The Golden Age of Indiana Literature is a period from 1880 to 1920 when many nationally and internationally acclaimed literary works were created by natives of the state of Indiana. During this time, many of the United States' most popular authors came from Indiana. Maurice Thompson, George Ade, Booth Tarkington, Theodore Dreiser, Edward Eggleston, Frank McKinney Hubbard, George Barr McCutcheon, Meredith Nicholson, Gene Stratton Porter, Lew Wallace, and James Whitcomb Riley were foremost among the Hoosier authors.

Wallace's Ben Hur: A Tale of the Christ became the best-selling book of the 19th century, and Riley became the most prominent poet of the age, writing poems that included "Little Orphant Annie". Tarkington, Thompson, and Nicholson each wrote several best-selling novels, including The Gentleman from Indiana (Tarkington), Alice of Old Vincennes (Thompson), and The House of a Thousand Candles (Nicholson).

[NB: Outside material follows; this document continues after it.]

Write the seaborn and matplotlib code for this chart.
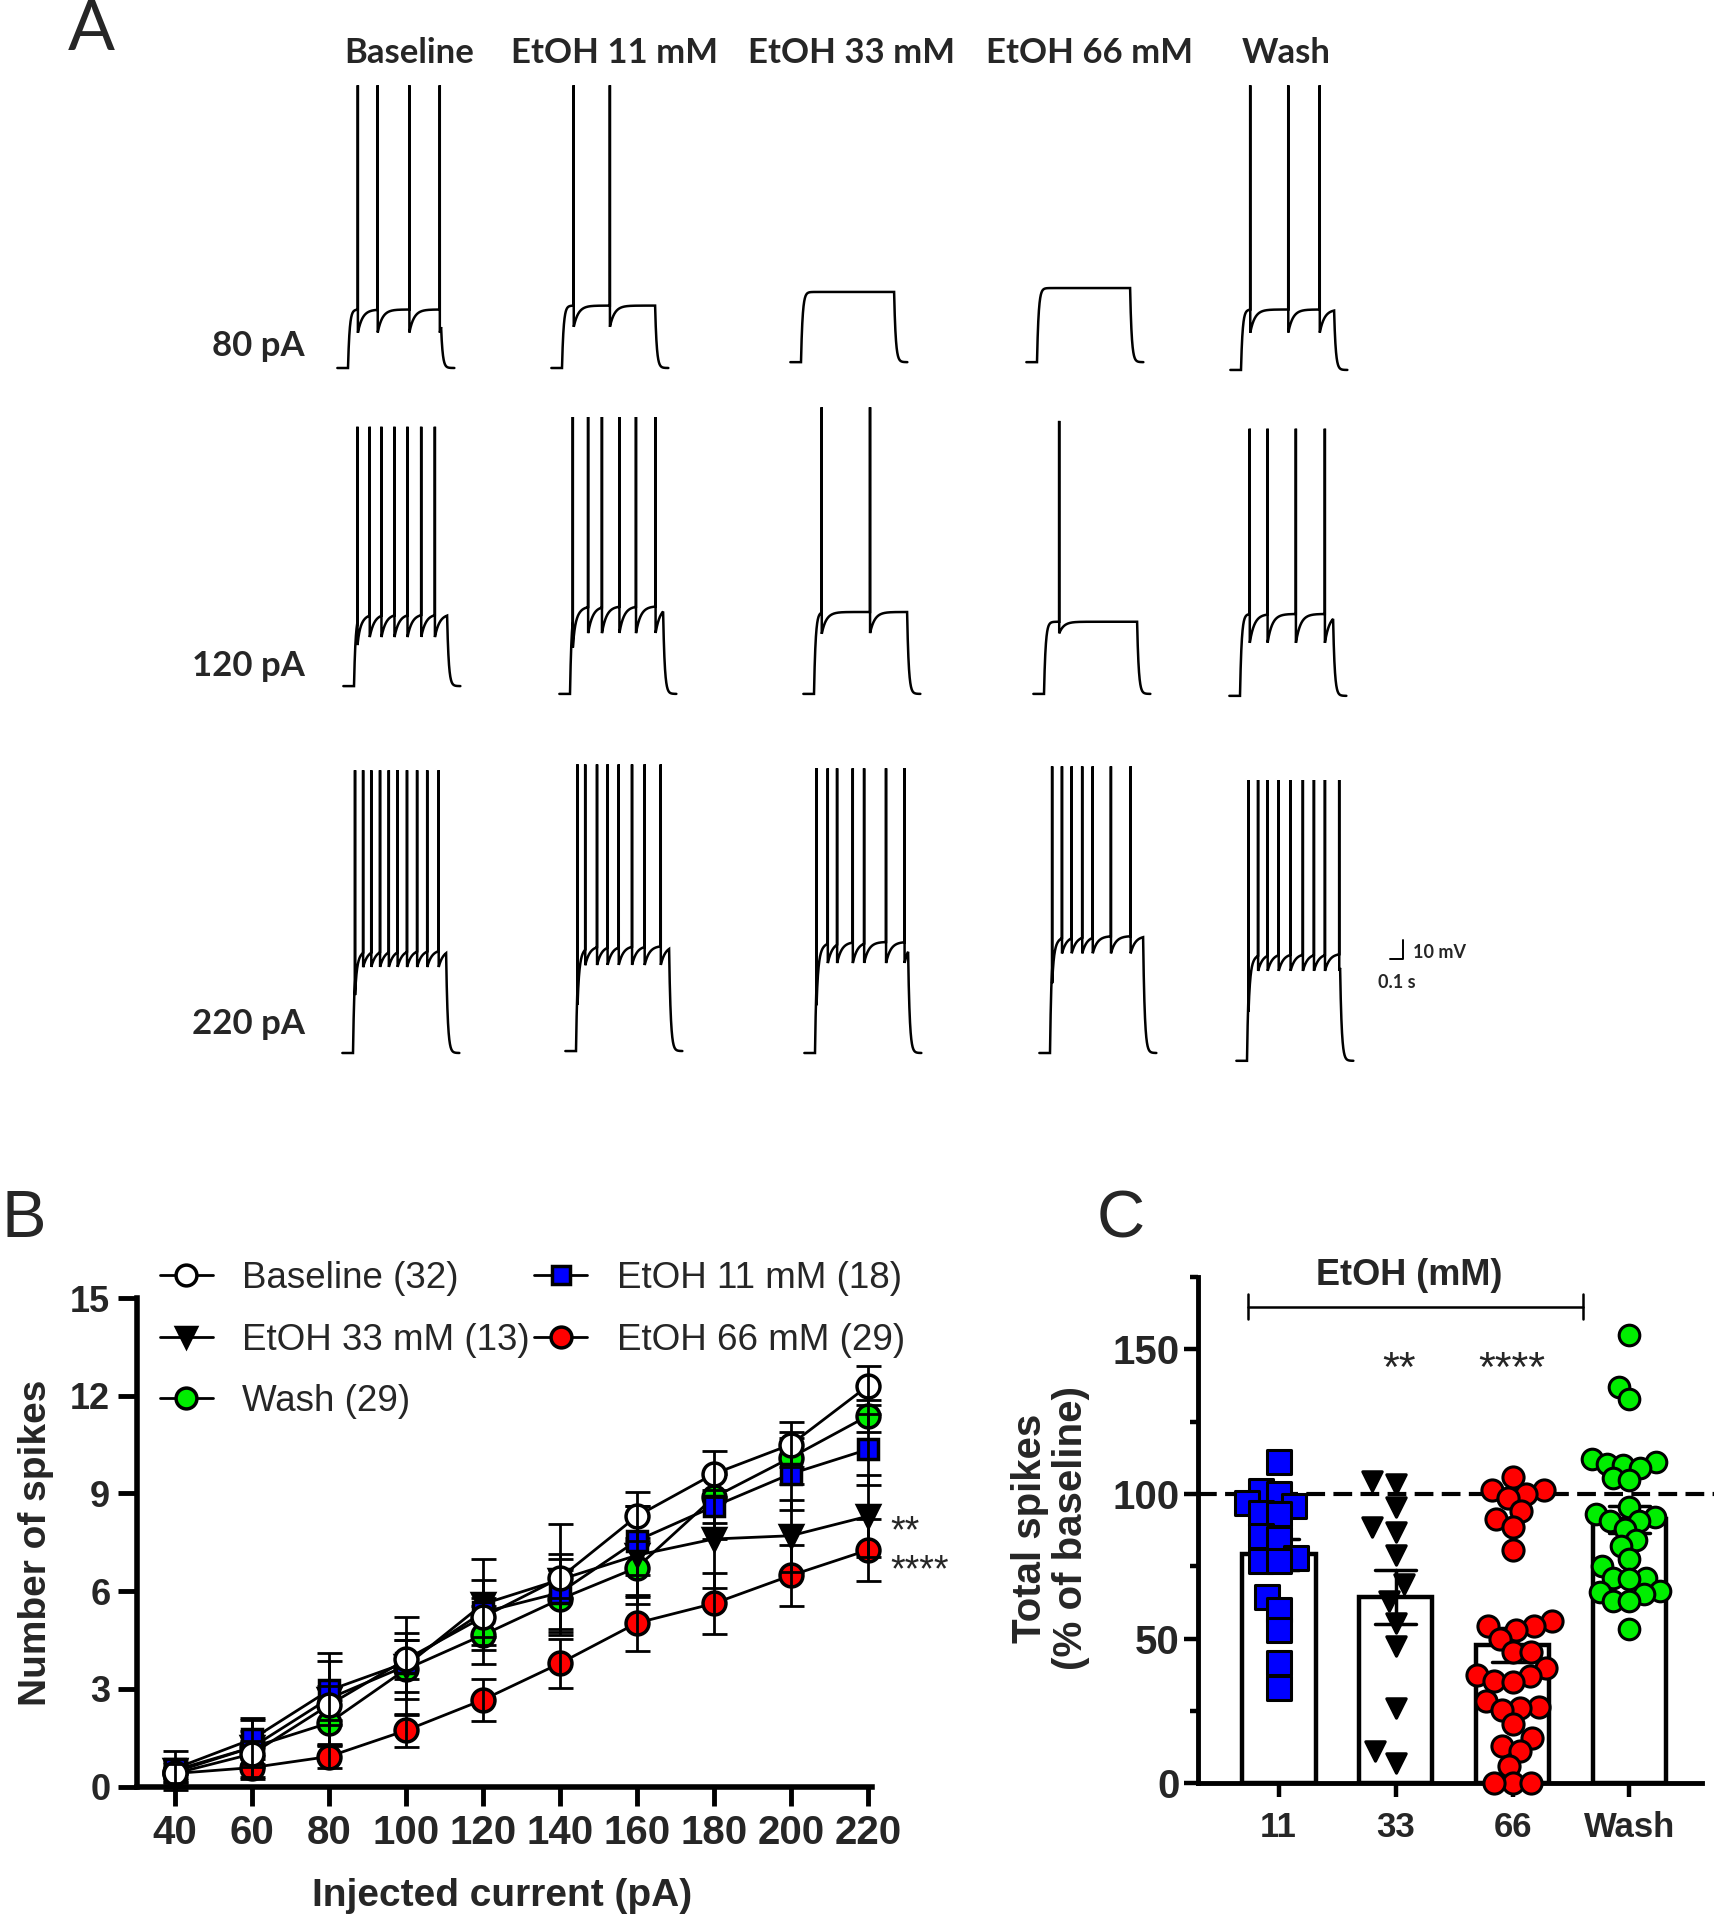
import warnings
warnings.filterwarnings("ignore")
import numpy as np
import pandas as pd
import matplotlib
matplotlib.use("Agg")
import matplotlib.pyplot as plt
import seaborn as sns
from matplotlib import font_manager
from matplotlib.lines import Line2D
from matplotlib.markers import MarkerStyle
from matplotlib.transforms import Affine2D

# ------------------------------------------------------------------ data
# Panel A: example traces (spike times in s after step onset)
conditions = ["Baseline", "EtOH 11 mM", "EtOH 33 mM", "EtOH 66 mM", "Wash"]
currents_A = ["80 pA", "120 pA", "220 pA"]
STEP_DUR = 0.70
spikes_80 = [[0.074, 0.223, 0.461, 0.690], [0.088, 0.360], [], [], [0.069, 0.355, 0.592]]
spikes_120 = [[0.026, 0.118, 0.206, 0.304, 0.402, 0.505, 0.608],
              [0.021, 0.136, 0.240, 0.371, 0.496, 0.643],
              [0.058, 0.421], [0.114], [0.073, 0.207, 0.420, 0.638]]
spikes_220 = [[0.015, 0.076, 0.137, 0.203, 0.269, 0.335, 0.406, 0.482, 0.558, 0.644],
              [0.011, 0.069, 0.158, 0.237, 0.321, 0.421, 0.516, 0.637],
              [0.011, 0.096, 0.166, 0.284, 0.369, 0.534, 0.673],
              [0.016, 0.090, 0.163, 0.242, 0.321, 0.458, 0.606],
              [0.011, 0.083, 0.155, 0.238, 0.327, 0.420, 0.503, 0.586, 0.693]]
rest_mV = [[-70, -70, -67, -67, -71], [-68, -72, -72, -72, -73], [-70, -69, -70, -70, -74]]
plateau_mV = [[30, 32, 36, 38, 31], [37, 45, 42, 37, 42], [53, 54, 57, 60, 55]]   # above rest
trough_mV = [[18, 21, 36, 38, 19], [25, 31, 31, 31, 27], [44, 44, 46, 51, 46]]    # above rest
peak_mV = [[75, 75, 75, 75, 75], [65, 70, 75, 68, 64], [75, 78, 76, 77, 70]]

# Panel B: input-output curves (mean, SEM)
currents = [40, 60, 80, 100, 120, 140, 160, 180, 200, 220]
baseline_mean = [0.4, 1.0, 2.5, 3.9, 5.2, 6.4, 8.3, 9.6, 10.5, 12.3]
baseline_sem = [0.3, 0.4, 0.6, 0.6, 0.6, 0.6, 0.75, 0.7, 0.7, 0.6]
etoh11_mean = [0.55, 1.45, 2.95, 3.8, 5.35, 5.95, 7.55, 8.6, 9.6, 10.35]
etoh11_sem = [0.3, 0.6, 0.9, 0.9, 1.0, 1.2, 1.05, 1.0, 1.1, 1.1]
etoh33_mean = [0.5, 1.2, 2.7, 3.7, 5.6, 6.35, 7.1, 7.6, 7.7, 8.3]
etoh33_sem = [0.6, 0.9, 1.4, 1.5, 1.4, 1.7, 1.5, 1.5, 1.1, 1.25]
etoh66_mean = [0.4, 0.58, 0.92, 1.72, 2.66, 3.78, 5.02, 5.62, 6.48, 7.26]
etoh66_sem = [0.2, 0.35, 0.35, 0.5, 0.65, 0.75, 0.85, 0.95, 0.95, 0.95]
wash_mean = [0.45, 1.2, 1.95, 3.6, 4.65, 5.75, 6.72, 8.88, 10.1, 11.38]
wash_sem = [0.3, 0.5, 0.7, 0.9, 0.9, 0.9, 0.9, 0.8, 0.8, 0.5]

# Panel C: total spikes (% of baseline), individual cells
groups_C = ["11", "33", "66", "Wash"]
c11 = [111, 101, 100, 97, 96, 93.5, 93, 85.5, 84.5, 78, 77, 77, 64.5, 60, 53, 41.5, 33]
c33 = [104.5, 103.5, 95.5, 88.5, 87, 79, 69, 63, 55.5, 47.5, 26, 11, 7]
c66 = [106, 101.5, 101.5, 100, 98.5, 94, 91.5, 88.5, 80.5, 56, 54.5, 54.5, 53, 50,
       45.5, 45.5, 40, 37.5, 37, 35.5, 35, 28.5, 26.5, 26, 25.5, 20.5, 15.5, 13, 11, 6, 0, 0, 0]
cwash = [155, 137, 133, 112, 111, 110.5, 110, 109, 105.5, 105, 95.5, 93, 92, 90.5, 90.5,
         88, 84, 82, 77.5, 75, 71, 71, 70.5, 66.5, 66, 65.5, 63, 63, 53.5]

# ------------------------------------------------------------------ style
sns.set_theme(style="ticks")
names = {f.name for f in font_manager.fontManager.ttflist}
ARIAL = "Liberation Sans" if "Liberation Sans" in names else "DejaVu Sans"
CAL = "Lato" if "Lato" in names else ARIAL
plt.rcParams["font.family"] = [ARIAL, "DejaVu Sans"]

W, H = 1715, 1920
fig = plt.figure(figsize=(W / 100, H / 100), dpi=100)
fig.patch.set_facecolor("white")


def fx(px):
    return px / W


def fy(py):
    return 1 - py / H


# ------------------------------------------------------------------ panel A
PX_S, PX_MV, A_BOTTOM = 133.0, 1.95, 1130
axA = fig.add_axes([0, fy(A_BOTTOM), 1, A_BOTTOM / H])
axA.set_xlim(0, W / PX_S)
axA.set_ylim(0, A_BOTTOM / PX_MV)
axA.axis("off")

ONSET_PX = [[348, 562, 801, 1037, 1241], [354, 570, 814, 1044, 1240], [353, 576, 815, 1050, 1247]]
REST_PX = [368, 690, 1053]


def make_trace(spk, rest, plat, trough, peak, dur=STEP_DUR, dt=0.0004):
    t = np.arange(-0.08, dur + 0.10, dt)
    v = np.full_like(t, float(rest))
    on = (t >= 0) & (t < dur)
    ton = t[on]
    von = rest + plat * (1 - np.exp(-ton / 0.012))
    sp = np.asarray(spk, dtype=float)
    if sp.size:
        idx = np.searchsorted(sp, ton, side="right") - 1
        has = idx >= 0
        last = sp[np.clip(idx, 0, None)]
        ahp = (plat - trough) * np.exp(-(ton - last) / 0.035)
        von = np.where(has, von - ahp, von)
    v[on] = von
    off = t >= dur
    v[off] = rest + (von[-1] - rest) * np.exp(-(t[off] - dur) / 0.012)
    for s in sp:
        v[np.argmin(np.abs(t - s))] = peak
    return t, v


all_spikes = [spikes_80, spikes_120, spikes_220]
for r in range(3):
    for c in range(5):
        t, v = make_trace(all_spikes[r][c], rest_mV[r][c], plateau_mV[r][c],
                          trough_mV[r][c], peak_mV[r][c])
        xs = t + ONSET_PX[r][c] / PX_S
        ys = (v + 70) + (A_BOTTOM - REST_PX[r]) / PX_MV
        axA.plot(xs, ys, color="black", lw=1.8, solid_joinstyle="miter")

# scale bar: 10 mV / 0.1 s
sb_x = 1403 / PX_S
sb_y = (A_BOTTOM - 959) / PX_MV
axA.plot([sb_x - 0.1, sb_x, sb_x], [sb_y, sb_y, sb_y + 10], color="black", lw=1.4)
fig.text(fx(1413), fy(952), "10 mV", fontsize=13, family=[CAL, "DejaVu Sans"],
         fontweight="bold", ha="left", va="center")
fig.text(fx(1378), fy(983), "0.1 s", fontsize=13, family=[CAL, "DejaVu Sans"],
         fontweight="bold", ha="left", va="center")

HEAD_X = [409, 615, 852, 1090, 1286]
for name, x in zip(conditions, HEAD_X):
    fig.text(fx(x), fy(53), name, fontsize=25, family=[CAL, "DejaVu Sans"],
             fontweight="bold", ha="center", va="center")
ROW_Y = [346, 666, 1024]
for lab, y in zip(currents_A, ROW_Y):
    fig.text(fx(305), fy(y), lab, fontsize=25, family=[CAL, "DejaVu Sans"],
             fontweight="bold", ha="right", va="center")
fig.text(fx(91), fy(31), "A", fontsize=50, family=[CAL, "DejaVu Sans"], ha="center", va="center")
fig.text(fx(24), fy(1220), "B", fontsize=48, ha="center", va="center")
fig.text(fx(1121), fy(1220), "C", fontsize=48, ha="center", va="center")

# ------------------------------------------------------------------ panel B
B_L, B_R, B_T, B_B = 136.7, 871.7, 1298.0, 1786.5
axB = fig.add_axes([fx(B_L), fy(B_B), (B_R - B_L) / W, (B_B - B_T) / H])
series = [
    ("EtOH 66 mM (29)", etoh66_mean, etoh66_sem, "o", "#FF0000"),
    ("Wash (29)", wash_mean, wash_sem, "o", "#00EE00"),
    ("EtOH 33 mM (13)", etoh33_mean, etoh33_sem, "v", "black"),
    ("EtOH 11 mM (18)", etoh11_mean, etoh11_sem, "s", "#0000FF"),
    ("Baseline (32)", baseline_mean, baseline_sem, "o", "white"),
]
handles = {}
for i, (lab, m, s, mk, fc) in enumerate(series):
    msz = 15 if mk == "s" else 16.5
    sns.lineplot(x=currents, y=m, ax=axB, color="black", lw=2, marker=mk, markersize=msz,
                 markerfacecolor=fc, markeredgecolor="black", markeredgewidth=2.5,
                 zorder=4 + 2 * i, legend=False, clip_on=False)
    axB.errorbar(currents, m, yerr=s, fmt="none", ecolor="black", elinewidth=2,
                 capsize=9, capthick=2, zorder=5 + 2 * i, clip_on=False)
    handles[lab] = Line2D([], [], color="black", lw=2, marker=mk, markersize=msz - 1.5,
                          markerfacecolor=fc, markeredgecolor="black", markeredgewidth=2.5)

axB.set_xlim(30.1, 221)
axB.set_ylim(0, 15)
axB.set_xticks(currents)
axB.set_yticks([0, 3, 6, 9, 12, 15])
for sp in ["top", "right"]:
    axB.spines[sp].set_visible(False)
for sp in ["left", "bottom"]:
    axB.spines[sp].set_linewidth(4)
    axB.spines[sp].set_color("black")
axB.tick_params(axis="x", direction="out", length=14, width=3.5, pad=6, color="black")
axB.tick_params(axis="y", direction="out", length=14, width=3.5, pad=5, color="black")
for lbl in axB.get_xticklabels():
    lbl.set_fontweight("bold")
    lbl.set_fontsize(29)
for lbl in axB.get_yticklabels():
    lbl.set_fontweight("bold")
    lbl.set_fontsize(26)
axB.set_xlabel("Injected current (pA)", fontsize=28, fontweight="bold")
axB.set_ylabel("Number of spikes", fontsize=28, fontweight="bold")
axB.xaxis.set_label_coords(0.497, -0.188)
axB.yaxis.set_label_coords(-0.112, 0.498)
axB.text(225.8, 7.5, "**", fontsize=27, ha="left", va="baseline", clip_on=False)
axB.text(225.8, 6.3, "****", fontsize=27, ha="left", va="baseline", clip_on=False)

order = ["Baseline (32)", "EtOH 33 mM (13)", "Wash (29)", "EtOH 11 mM (18)", "EtOH 66 mM (29)"]
leg = fig.legend([handles[k] for k in order], order, ncol=2, loc="upper left",
                 bbox_to_anchor=(fx(160), fy(1261)), frameon=False, borderpad=0,
                 borderaxespad=0, handlelength=1.44, handletextpad=0.8, columnspacing=0.12,
                 labelspacing=0.72, prop={"family": [ARIAL], "size": 26.5})

# ------------------------------------------------------------------ panel C
axC = fig.add_axes([fx(1198), fy(1783.3), (1702 - 1198) / W, (1783.3 - 1277) / H])
dfC = pd.DataFrame({
    "group": ["11"] * len(c11) + ["33"] * len(c33) + ["66"] * len(c66) + ["Wash"] * len(cwash),
    "value": c11 + c33 + c66 + cwash,
})
sns.barplot(data=dfC, x="group", y="value", order=groups_C, errorbar="se", color="white",
            edgecolor="black", linewidth=3.2, width=0.63, capsize=0.35, saturation=1,
            err_kws={"color": "black", "linewidth": 2.5}, ax=axC, zorder=1)
axC.axhline(100, xmin=0, xmax=1.03, color="black", lw=3, ls=(0, (4.5, 2)), clip_on=False, zorder=2)
# (marker, colour, swarm spacing size, drawn scale)
styles_C = {"11": ("s", "#0000FF", 10.0, 1.7), "33": ("v", "black", 14.0, 1.0),
            "66": ("o", "#FF0000", 10.5, 1.45), "Wash": ("o", "#00EE00", 9.0, 1.65)}
for g in groups_C:
    mk, col, sz, scl = styles_C[g]
    mstyle = MarkerStyle(mk, transform=Affine2D().scale(scl))
    sns.swarmplot(data=dfC[dfC["group"] == g], x="group", y="value", order=groups_C,
                  marker=mstyle, color=col, size=sz, edgecolor="black", linewidth=2.2,
                  ax=axC, zorder=5, warn_thresh=1.0, clip_on=False)
axC.set_xlim(-0.69, 3.62)
axC.set_ylim(0, 175)
axC.set_yticks([0, 50, 100, 150])
axC.set_yticks([25, 75, 125, 175], minor=True)
for sp in ["top", "right"]:
    axC.spines[sp].set_visible(False)
for sp in ["left", "bottom"]:
    axC.spines[sp].set_linewidth(3.5)
    axC.spines[sp].set_color("black")
axC.tick_params(axis="both", which="major", direction="out", length=10, width=3.2, color="black")
axC.tick_params(axis="y", which="minor", direction="out", length=6, width=3.2, color="black", left=True)
axC.tick_params(axis="x", pad=10)
axC.tick_params(axis="y", pad=3)
for lbl in axC.get_xticklabels():
    lbl.set_fontweight("bold")
    lbl.set_fontsize(25)
for lbl in axC.get_yticklabels():
    lbl.set_fontweight("bold")
    lbl.set_fontsize(29)
axC.set_xlabel("")
axC.set_ylabel("Total spikes\n(% of baseline)", fontsize=29, fontweight="bold", linespacing=1.1)
axC.yaxis.set_label_coords(-0.214, 0.504)
axC.plot([-0.26, 2.6], [164.8, 164.8], color="black", lw=1.8, clip_on=False)
axC.plot([-0.26, -0.26], [160.6, 169.0], color="black", lw=1.8, clip_on=False)
axC.plot([2.6, 2.6], [160.6, 169.0], color="black", lw=1.8, clip_on=False)
axC.text(1.12, 175.4, "EtOH (mM)", fontsize=26, fontweight="bold", ha="center", va="center", clip_on=False)
axC.text(1.03, 139, "**", fontsize=31, ha="center", va="baseline")
axC.text(1.99, 139, "****", fontsize=31, ha="center", va="baseline")

fig.savefig("out.png", dpi=100, facecolor="white")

Ade, a writer, syndicated newspaper columnist, and playwright, is best known for his use of street language and slang to describe urban life in "Stories of the Streets and of the Town", his newspaper column for the Chicago Record, and his fables in slang, humorous stories that featured vernacular speech and the liberal use of capitalization. Ade's fables were published in his syndicated newspaper column, in magazines, and as a series of books, which earned him the nickname of the "Aesop of Indiana". Ade also wrote several plays produced for the Broadway stage from 1900 to 1910, including The County Chairman (1903) and The College Widow (1904), his best-known theatrical works, which were adapted into motion pictures. He also wrote other film scripts and one-act plays.

Stratton-Porter was a best-selling novelist and author of nature studies, poetry, short stories, and children's books. A Girl of the Limberlost (1909) remains her best-known work. Stratton-Porter was also a columnist for national magazines such as McCall's and Good Housekeeping. Eight of her novels have been adapted into motion pictures.

The period corresponded to growth in other cultural areas including the creation of the Hoosier Group of landscape painters, and prominence of Indiana music composers like Paul Dresser. During the decades of the age, Indiana ranked second among states in the production of best-selling books.